Henry returned to Bury Street, studied Corbin’s windows from the sidewalk, and decided that Kate wasn’t back. Or if she was back, she’d go
ne straight to sleep. He’d risk it, either way. He entered the basement, which was empty except for the cat that was always around. “Here, kitty, kitty,” he said, pushing his fingers underneath its chin. The words sounded a little slurred in his own ears, and he wondered if he’d had too much to drink, if maybe he should just head home to the South End and sleep it off. He rubbed the cat’s twig-like jawbone. It didn’t purr, and when he pulled his hand away, it latched onto his forearm with both paws, its claws sinking into his flesh.

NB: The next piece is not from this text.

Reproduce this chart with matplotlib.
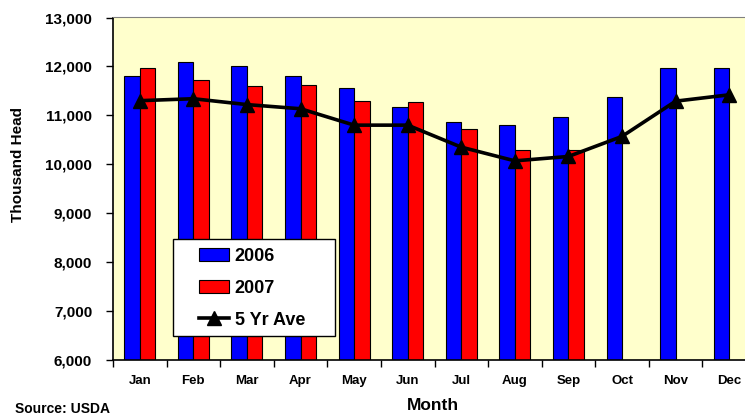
import matplotlib.pyplot as plt
from matplotlib.patches import Rectangle
import numpy as np

plt.rcParams['font.family'] = ['Liberation Sans', 'DejaVu Sans']
plt.rcParams['font.weight'] = 'bold'

months = ['Jan', 'Feb', 'Mar', 'Apr', 'May', 'Jun', 'Jul', 'Aug', 'Sep', 'Oct', 'Nov', 'Dec']
y2006 = [11800, 12100, 12010, 11800, 11550, 11180, 10860, 10810, 10975, 11380, 11960, 11965]
y2007 = [11965, 11715, 11595, 11630, 11295, 11265, 10730, 10290, 10290]
ave5 = [11300, 11340, 11220, 11135, 10800, 10800, 10350, 10070, 10160, 10570, 11290, 11420]
yticks = [6000, 7000, 8000, 9000, 10000, 11000, 12000, 13000]

fig = plt.figure(figsize=(7.45, 4.15), dpi=100)
ax = fig.add_axes([113 / 745, 55 / 415, 643 / 745, 342.5 / 415])
ax.set_facecolor('#FFFFCC')

x = np.arange(len(months))
w = 0.29
b1 = ax.bar(x[:len(y2006)] - w / 2, y2006, w, color='#0000FF', edgecolor='black', linewidth=0.8, label='2006', zorder=2)
b2 = ax.bar(x[:len(y2007)] + w / 2, y2007, w, color='#FF0000', edgecolor='black', linewidth=0.8, label='2007', zorder=2)
l1, = ax.plot(x, ave5, color='black', linewidth=2.6, marker='^', markersize=10, label='5 Yr Ave', zorder=3)

ax.set_xlim(-0.5, 11.5)
ax.set_ylim(6000, 13000)
ax.set_yticks(yticks)
ax.set_yticklabels(['{:,}'.format(v) for v in yticks], fontsize=11, fontweight='bold')
ax.set_xticks(x)
ax.set_xticklabels(months, fontsize=9.5, fontweight='bold')
ax.set_xticks(np.arange(-0.5, 12, 1), minor=True)
ax.tick_params(axis='x', which='major', length=0, pad=11)
ax.tick_params(axis='x', which='minor', length=5, width=1, direction='out')
ax.tick_params(axis='y', length=5, width=1, direction='out', pad=10)

ax.spines['top'].set_color('#808080')
ax.spines['right'].set_visible(False)
ax.spines['left'].set_linewidth(1.2)
ax.spines['bottom'].set_linewidth(1.2)

fig.text(18 / 745, 1 - 164 / 415, 'Thousand Head', fontsize=11, fontweight='bold',
         rotation=90, ha='center', va='center')
fig.text(407 / 745, 2 / 415, 'Month', fontsize=12.5, fontweight='bold', ha='left', va='bottom')
fig.text(15 / 745, 1 - 413 / 415, 'Source: USDA', fontsize=10, fontweight='bold', ha='left', va='baseline')

# legend box drawn separately so the side padding can be wider than the top/bottom
box = Rectangle((173 / 745, 1 - 336 / 415), 162 / 745, 97 / 415, transform=fig.transFigure,
                facecolor='white', edgecolor='black', linewidth=1.0, zorder=4)
fig.patches.append(box)
leg = fig.legend([b1, b2, l1], ['2006', '2007', '5 Yr Ave'], loc='upper left',
                 bbox_to_anchor=(199 / 745, 1 - 248 / 415), frameon=False,
                 prop={'size': 13, 'weight': 'bold'},
                 handlelength=1.67, handleheight=0.72, labelspacing=0.82,
                 borderpad=0, handletextpad=0.3, borderaxespad=0)
leg.set_zorder(5)

fig.savefig('out.png', dpi=100)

Henry, shocked, pulled back, feeling his skin tear, and the cat hissed viciously, then turned and bolted before he had a chance to stamp it to death. He looked at the wound, the skin already beginning to puff up and little pinpricks of blood appearing, like condensation on a glass. He sucked at the wound, tasting his own salty blood. It was beginning to itch.
Instead of going up to Corbin’s apartment, Henry went up the stairs that led to Audrey Marshall’s place. He hadn’t been there since the night he’d killed her. He picked the lock of the door and entered. The curtains of the apartment were open and the night was light enough that he could maneuver through the apartment. There were marks on the floor from the crime scene investigators, taped areas on the kitchen tile where he’d left Audrey’s body. Had they noticed how her hand had been positioned, pointing with an index finger toward Corbin’s apartment? Henry smiled at the memory. Arranging Audrey had been the most fun he’d had in years, the most fun he’d had since Corbin and he had killed Claire in the cemetery. After Audrey was dead, and he was free to arrange her as he wanted to, he’d contemplated trying to actually cut her in half, find a way to saw through her spine, but decided against it. Still, the image of it, the thought of her actually in two pieces—a perfect half of her for each of them—almost made him giddy. One day he could do it, but he didn’t think he could do it alone.